I think you can do just that in SAS (colon addition) but not 100% sure it works in SQL. Definitely test it out. 



Diamond | Level 26

=: does not work in SQL, but eqt does work in SQL to see if the start of strings match.


To @daufoi why do you need the upcase() function if the strings are digits?

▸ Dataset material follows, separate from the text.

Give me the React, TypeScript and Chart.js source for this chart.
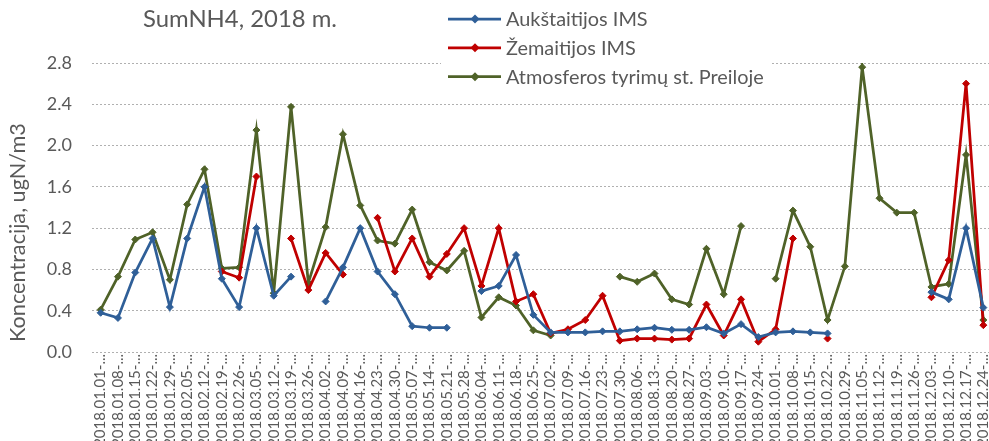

... and a.job_code eqt b.occupation_code
Paige Miller
Meteorite | Level 14

So you want to find the best match. In that case, you will have to calculate the quality of the match in an inner query (code not tested):


proc sql;
  create table job_titles as
  select *
    select A.*,b.Jobtitle,
        when upcase(substr(A.jobcode,1,8))=upcase(substr(B.Occupation_Code,1,8)) then 8
        when upcase(substr(A.jobcode,1,7))=upcase(substr(B.Occupation_Code,1,7)) then 7        
        when upcase(substr(A.jobcode,1,6))=upcase(substr(B.Occupation_Code,1,6)) then 6
        when upcase(substr(A.jobcode,1,5))=upcase(substr(B.Occupation_Code,1,5)) then 5
        when upcase(substr(A.jobcode,1,4))=upcase(substr(B.Occupation_Code,1,4)) then 4
        when upcase(substr(A.jobcode,1,3))=upcase(substr(B.Occupation_Code,1,3)) then 3
        when upcase(substr(A.jobcode,1,2))=upcase(substr(B.Occupation_Code,1,2)) then 2
        when upcase(substr(A.jobcode,1,1))=upcase(substr(B.Occupation_Code,1,1)) then 1
        else 0 
        end as match        
	from study_population as A
	left join occupation_data as B
    	on A.industry = B.industry
	    and A.seniority = A.seniority 
  where match>0
  group by industry,seniority
  having match=max(match)

This will also put the MATCH column on the output, if you do not want that you will have to name the columns explicitly in the outer query, or use a DROP= option on the output table.